Krugman does not shy away from the fact that most people who seek out and read his column probably already agree with him.
But he might give his supporters some ammunition, he said.
“People who broadly agree with me often need the words, need the arguments,” he said. “I don’t think there is a large middle ground in American politics to reach out to.”
And — beyond the obvious goal of selling books — appearances like the one he will make in Manchester Center help him, he said.
“I like reaching out to people and I do think I can change a few people’s minds,” he said. “It is a tremendously selfish thing, it is an incredibly encouraging experience to talk to an audience and find people agreeing with you. The book tour has been a little bit like a series of revival meetings,” he said.
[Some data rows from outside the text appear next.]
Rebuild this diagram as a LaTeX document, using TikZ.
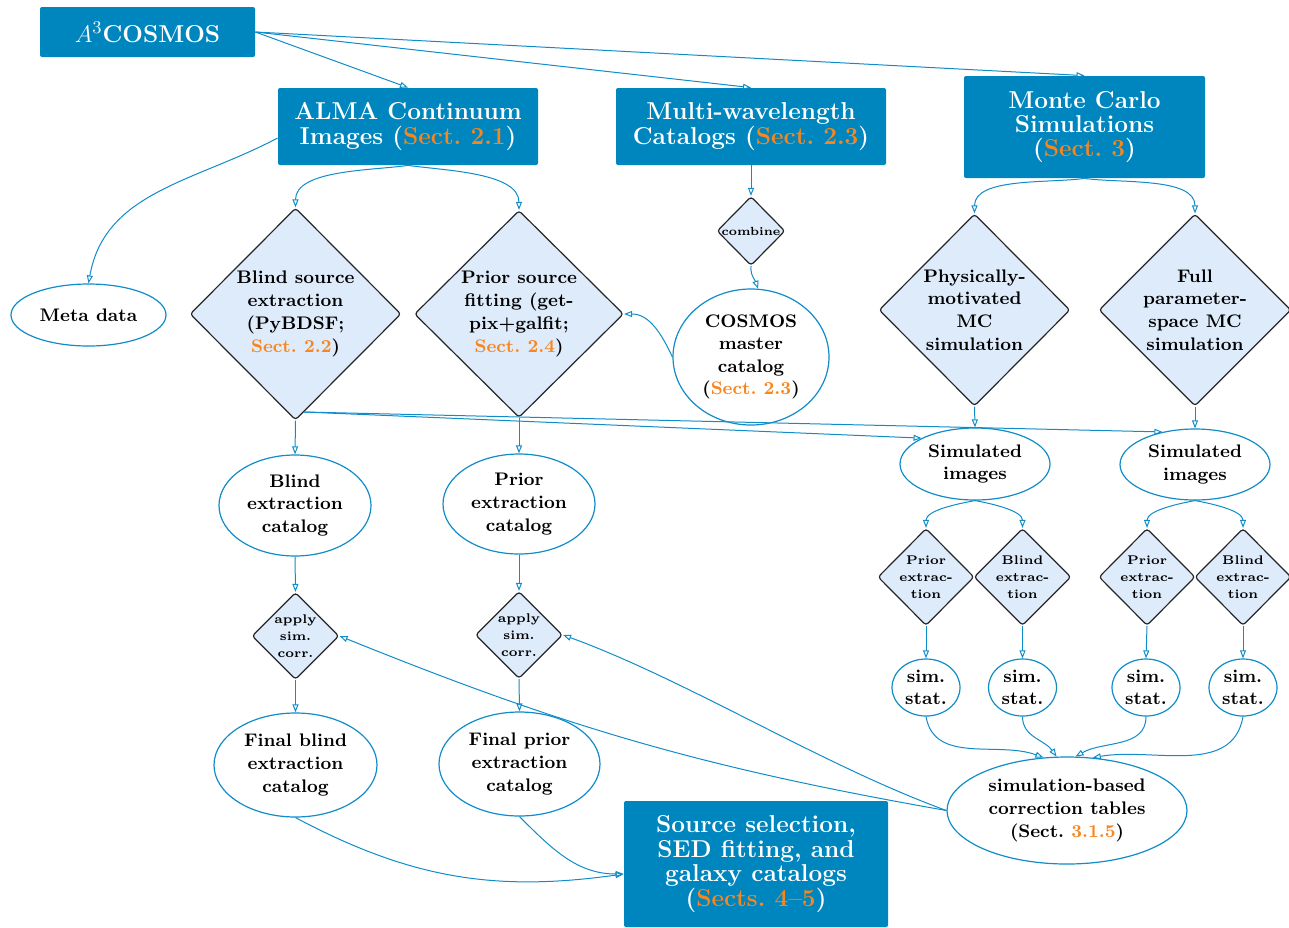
\documentclass[tikz,border=0pt]{standalone}
\usetikzlibrary{shapes.geometric,arrows.meta}
\definecolor{boxblue}{RGB}{0,134,191}
\definecolor{orng}{RGB}{247,134,30}
\definecolor{diafill}{RGB}{222,235,251}
\definecolor{lineblue}{RGB}{16,140,200}
\newcommand{\sref}[1]{\textcolor{orng}{#1}}
\tikzset{
  bluebox/.style={rectangle, rounded corners=1pt, fill=boxblue, text=white, align=center, inner sep=0pt,
    font=\fontsize{12.2}{12.2}\selectfont\bfseries},
  dia/.style={diamond, draw=black!85, line width=0.6pt, fill=diafill, rounded corners=1.5pt, align=center,
    inner sep=0pt, font=\fontsize{9.1}{11.4}\selectfont\bfseries},
  smalldia/.style={dia, font=\fontsize{6.3}{8.5}\selectfont\bfseries},
  ell/.style={ellipse, draw=lineblue, line width=0.6pt, align=center, inner sep=0pt,
    font=\fontsize{9.1}{11.3}\selectfont\bfseries},
  arr/.style={draw=lineblue, line width=0.5pt, -{Triangle[open,length=4pt,width=3pt]}}
}
\begin{document}
\begin{tikzpicture}[x=0.5pt,y=0.5pt]
\useasboundingbox (0,0) rectangle (1289,-927);
\begin{scope}
\clip (0,0) rectangle (1289,-927);
% blue boxes
\node[bluebox, minimum width=107.5pt, minimum height=25pt] (a3) at (147.5,-32) {$A^3$COSMOS};
\node[bluebox, minimum width=130pt, minimum height=38.5pt] (alma) at (408,-126.5) {ALMA Continuum\\Images (\sref{Sect.\ 2.1})};
\node[bluebox, minimum width=135pt, minimum height=38.5pt] (multi) at (751,-126.5) {Multi-wavelength\\Catalogs (\sref{Sect.\ 2.3})};
\node[bluebox, minimum width=120.5pt, minimum height=51pt] (monte) at (1084.5,-127) {Monte Carlo\\Simulations\\(\sref{Sect.\ 3})};
\node[bluebox, minimum width=132pt, minimum height=63pt] (src) at (756,-864) {Source selection,\\SED fitting, and\\galaxy catalogs\\(\sref{Sects.\ 4--5})};
% diamonds
\node[dia, minimum width=105.5pt, minimum height=106pt] (blind) at (295.5,-314) {Blind source\\extraction\\(PyBDSF;\\\sref{Sect.\ 2.2})};
\node[dia, minimum width=104.5pt, minimum height=103.5pt] (prior) at (519,-314) {Prior source\\fitting (get-\\pix+galfit;\\\sref{Sect.\ 2.4})};
\node[smalldia, minimum width=34pt, minimum height=34.5pt, font=\fontsize{5.9}{8}\selectfont\bfseries] (comb) at (751,-231) {combine};
\node[dia, minimum width=95.5pt, minimum height=96pt] (phys) at (974.5,-310) {Physically-\\motivated\\MC\\simulation};
\node[dia, minimum width=96pt, minimum height=96pt] (full) at (1195,-310) {Full\\parameter-\\space MC\\simulation};
\node[smalldia, minimum width=48pt, minimum height=48.5pt] (pe1) at (926,-577) {Prior\\extrac-\\tion};
\node[smalldia, minimum width=48.5pt, minimum height=48.5pt] (be1) at (1022.5,-577) {Blind\\extrac-\\tion};
\node[smalldia, minimum width=48pt, minimum height=48.5pt] (pe2) at (1147,-577) {Prior\\extrac-\\tion};
\node[smalldia, minimum width=48pt, minimum height=48.5pt] (be2) at (1243,-577) {Blind\\extrac-\\tion};
\node[smalldia, minimum width=43.5pt, minimum height=43.5pt] (ap1) at (295.5,-636) {apply\\sim.\\corr.};
\node[smalldia, minimum width=43.5pt, minimum height=43.5pt] (ap2) at (519,-635) {apply\\sim.\\corr.};
% ellipses
\node[ell, minimum width=77.5pt, minimum height=31pt] (meta) at (88.5,-315) {Meta data};
\node[ell, minimum width=78pt, minimum height=68pt] (cosmos) at (751,-357) {COSMOS\\master\\catalog\\(\sref{Sect.\ 2.3})};
\node[ell, minimum width=76pt, minimum height=50.5pt] (bcat) at (295,-505.5) {Blind\\extraction\\catalog};
\node[ell, minimum width=76pt, minimum height=50pt] (pcat) at (519,-504) {Prior\\extraction\\catalog};
\node[ell, minimum width=81.5pt, minimum height=52pt] (fb) at (295.5,-765) {Final blind\\extraction\\catalog};
\node[ell, minimum width=80.5pt, minimum height=52pt] (fp) at (519.5,-764) {Final prior\\extraction\\catalog};
\node[ell, minimum width=75pt, minimum height=36pt] (siml) at (975,-464) {Simulated\\images};
\node[ell, minimum width=75pt, minimum height=35.5pt] (simr) at (1195,-464.5) {Simulated\\images};
\node[ell, minimum width=34pt, minimum height=28.5pt] (st1) at (926,-687.5) {sim.\\stat.};
\node[ell, minimum width=34pt, minimum height=28.5pt] (st2) at (1022.5,-687.5) {sim.\\stat.};
\node[ell, minimum width=34pt, minimum height=28.5pt] (st3) at (1146,-687.5) {sim.\\stat.};
\node[ell, minimum width=34pt, minimum height=28.5pt] (st4) at (1243,-687.5) {sim.\\stat.};
\node[ell, minimum width=120pt, minimum height=53.5pt] (corr) at (1067,-810.5) {simulation-based\\correction tables\\(Sect.\ \sref{3.1.5})};
% connectors
\draw[arr] (a3.east) -- (alma.north);
\draw[arr] (a3.east) -- (multi.north);
\draw[arr] (a3.east) -- (monte.north);
\draw[arr] ([yshift=-5.75pt]alma.west) to[out=-152,in=80] (meta.north);
\draw[arr] (alma.south) to[out=188,in=90,looseness=0.8] (blind.north);
\draw[arr] (alma.south) to[out=-8,in=90,looseness=0.8] (prior.north);
\draw[arr] (multi.south) -- (comb.north);
\draw[arr] (comb.south) to[out=-95,in=110] (cosmos.84);
\draw[arr] (cosmos.west) to[out=115,in=0] (prior.east);
\draw[arr] (monte.south) to[out=188,in=90,looseness=0.8] (phys.north);
\draw[arr] (monte.south) to[out=-8,in=90,looseness=0.8] (full.north);
\draw[arr] (phys.south) -- (siml.north);
\draw[arr] (full.south) -- (simr.north);
\draw[arr] (blind.-85) -- (siml.north west);
\draw[arr] (blind.-85) -- (simr.135);
\draw[arr] (blind.south) -- (bcat.north);
\draw[arr] (prior.south) -- (pcat.north);
\draw[arr] (bcat.south) -- (ap1.north);
\draw[arr] (pcat.south) -- (ap2.north);
\draw[arr] (ap1.south) -- (fb.north);
\draw[arr] (ap2.south) -- (fp.north);
\draw[arr] (siml.south) to[out=-10,in=90,looseness=0.8] (be1.north);
\draw[arr] (siml.south) to[out=190,in=90,looseness=0.8] (pe1.north);
\draw[arr] (simr.south) to[out=-10,in=90,looseness=0.8] (be2.north);
\draw[arr] (simr.south) to[out=190,in=90,looseness=0.8] (pe2.north);
\draw[arr] (pe1.south) -- (st1.north);
\draw[arr] (be1.south) -- (st2.north);
\draw[arr] (pe2.south) -- (st3.north);
\draw[arr] (be2.south) -- (st4.north);
\draw[arr] (st1.south) to[out=-80,in=160] (corr.114);
\draw[arr] (st2.south) to[out=-90,in=125] (corr.101);
\draw[arr] (st3.south) to[out=-90,in=30] (corr.81);
\draw[arr] (st4.south) to[out=-100,in=10] (corr.64);
\draw[arr] (corr.west) to[out=170,in=-22] (ap1.east);
\draw[arr] (corr.west) to[out=160,in=-20,looseness=0.8] (ap2.east);
\draw[arr] (fb.south) to[out=-28,in=188] ([yshift=-5pt]src.west);
\draw[arr] (fp.south) to[out=-45,in=180] ([yshift=-5pt]src.west);
\end{scope}
\end{tikzpicture}
\end{document}
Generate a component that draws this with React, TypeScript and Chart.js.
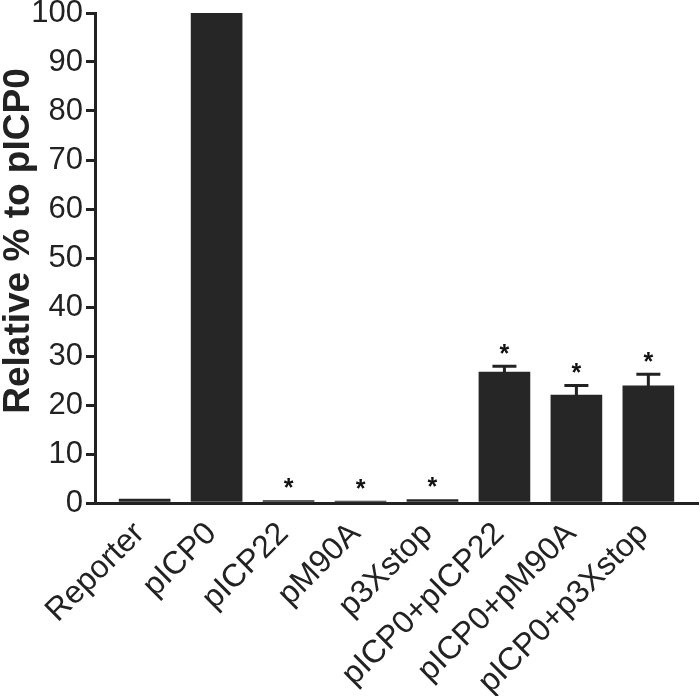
import React, { useEffect, useRef } from "react";
import { Chart, registerables } from "chart.js";

Chart.register(...registerables);

const categories = [
  "Reporter",
  "pICP0",
  "pICP22",
  "pM90A",
  "p3Xstop",
  "pICP0+pICP22",
  "pICP0+pM90A",
  "pICP0+p3Xstop",
];
const values = [0.8, 100, 0.5, 0.4, 0.7, 26.7, 22.0, 23.9];
const errors = [0.1, 0, 0.05, 0.05, 0.15, 1.2, 2.0, 2.4];
const significant = [false, false, true, true, true, true, true, true];
const yTicks = [0, 10, 20, 30, 40, 50, 60, 70, 80, 90, 100];
const yTitle = "Relative % to pICP0";

const INK = "#222222";
const BAR = "#262626";
const FONT = "'Liberation Sans', Arial, Helvetica, sans-serif";

const errorPlugin = {
  id: "errorBarsAndStars",
  afterDatasetsDraw(chart: any) {
    const ctx = chart.ctx;
    const meta = chart.getDatasetMeta(0);
    const yScale = chart.scales.y;
    ctx.save();
    meta.data.forEach((bar: any, i: number) => {
      const x = bar.x;
      const top = yScale.getPixelForValue(values[i]);
      const errTop = yScale.getPixelForValue(values[i] + errors[i]);
      if (errors[i] > 0.3) {
        ctx.strokeStyle = INK;
        ctx.lineWidth = 3;
        ctx.beginPath();
        ctx.moveTo(x, top);
        ctx.lineTo(x, errTop);
        ctx.moveTo(x - 12, errTop);
        ctx.lineTo(x + 12, errTop);
        ctx.stroke();
      }
      if (significant[i]) {
        ctx.fillStyle = "#111";
        ctx.font = `bold 25px ${FONT}`;
        ctx.textAlign = "center";
        ctx.textBaseline = "alphabetic";
        ctx.fillText("*", x, errTop - 4);
      }
    });
    ctx.restore();
  },
  afterDraw(chart: any) {
    const ctx = chart.ctx;
    const yScale = chart.scales.y;
    const cy = (yScale.top + yScale.bottom) / 2 - 17;
    ctx.save();
    ctx.translate(19, cy);
    ctx.rotate(-Math.PI / 2);
    ctx.fillStyle = INK;
    ctx.font = `bold 37px ${FONT}`;
    ctx.textAlign = "center";
    ctx.textBaseline = "middle";
    ctx.fillText(yTitle, 0, 0);
    ctx.restore();
  },
};

export default function App() {
  const ref = useRef<HTMLCanvasElement | null>(null);
  useEffect(() => {
    if (!ref.current) return;
    const chart = new Chart(ref.current, {
      type: "bar",
      data: {
        datasets: [
          {
            data: values.map((v, i) => ({ x: i, y: v })),
            backgroundColor: BAR,
            borderWidth: 0,
            barThickness: 51,
          },
        ],
      },
      options: {
        animation: false,
        responsive: true,
        maintainAspectRatio: false,
        layout: { padding: 0 },
        plugins: { legend: { display: false }, tooltip: { enabled: false } },
        scales: {
          x: {
            type: "linear",
            offset: false,
            min: -0.69,
            max: 7.69,
            afterBuildTicks: (s: any) => {
              s.ticks = categories.map((_, i) => ({ value: i }));
            },
            grid: { display: false },
            border: { display: true, color: INK, width: 3 },
            ticks: {
              autoSkip: false,
              maxRotation: 45,
              minRotation: 45,
              padding: 4,
              labelOffset: -5,
              color: INK,
              font: { family: FONT, size: 32 },
              callback: (v: any) =>
                Number.isInteger(v) && v >= 0 && v < categories.length ? categories[v] : "",
            },
            afterFit: (s: any) => {
              s.height = 193;
              s.paddingLeft = 0;
              s.paddingRight = 2;
            },
          },
          y: {
            min: 0,
            max: 100,
            afterBuildTicks: (s: any) => {
              s.ticks = yTicks.map((v) => ({ value: v }));
            },
            grid: {
              drawOnChartArea: false,
              drawTicks: true,
              tickLength: 9,
              lineWidth: 3,
              color: INK,
            },
            border: { display: true, color: INK, width: 3 },
            ticks: {
              padding: 3,
              color: INK,
              font: { family: FONT, size: 31 },
            },
            title: { display: false },
            afterFit: (s: any) => {
              s.width = 95;
              s.paddingTop = 13;
              s.paddingBottom = 0;
            },
          },
        },
      },
      plugins: [errorPlugin],
    });
    return () => chart.destroy();
  }, []);
  return (
    <div style={{ position: "fixed", left: 0, top: 0, width: 700, height: 696, background: "#fff" }}>
      <canvas ref={ref} />
    </div>
  );
}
The back-and-forth with more conservative writers that Krugman has been at the center of has even led to a breach of usual Times etiquette. Normally one thing is by genteel tradition if not by rule off-limits for direct attack by the paper’s herd of columnists, and that is other columnists.
But, as the trade publication Editor & Publisher noted recently, Krugman has recently been involved in two almost simultaneous battles with other columnists.
On the one hand Krugman and a Washington Post columnist traded barbs over the health of Social Security.
As Krugman wrote in his Times web journal or blog:
“Wow. Early in my tenure at The NYT, I was advised that it’s a bad idea to devote a column to attacking another columnist — not just at The Times, but anywhere. Why? Because it makes you look small — as if you have nothing better to do than snipe at other commentators, rather than trying to deal with real problems.”
That was shortly after Krugman — with Bob Herbert as his second — was taken to task by David Brooks and Lou Cannon for saying that Ronald Reagan and other Republicans tapped into subterranean racisms to win elections.
Brooks, after a Krugman column on the issue, wrote that “people” were sloppily perpetuating a slur against Reagan.
“But still the slur spreads. It’s spread by people who, before making one of the most heinous charges imaginable, couldn’t even take 10 minutes to look at the evidence,” Brooks wrote.
“David wrote a column that was pretty clearly a response to me,” Krugman said. “If you read his it was pretty intemperate, actually.”
Krugman said is aware of being careful in what he does so as not to provide an avenue of attack for someone who disagrees with him and would like to discredit him.
“They have tried to do everything they could but I am a fairly boring guy,” he said.
Generally conservatives have had a more successful and effective campaign to do so than liberals, according to Krugman.
“There is a lot more effective harassment from the right than the left,” he said. “If you say something that is unflattering, even if is true, about a conservative you will face organized torrents of hate mail. There is nothing comparable on the left.”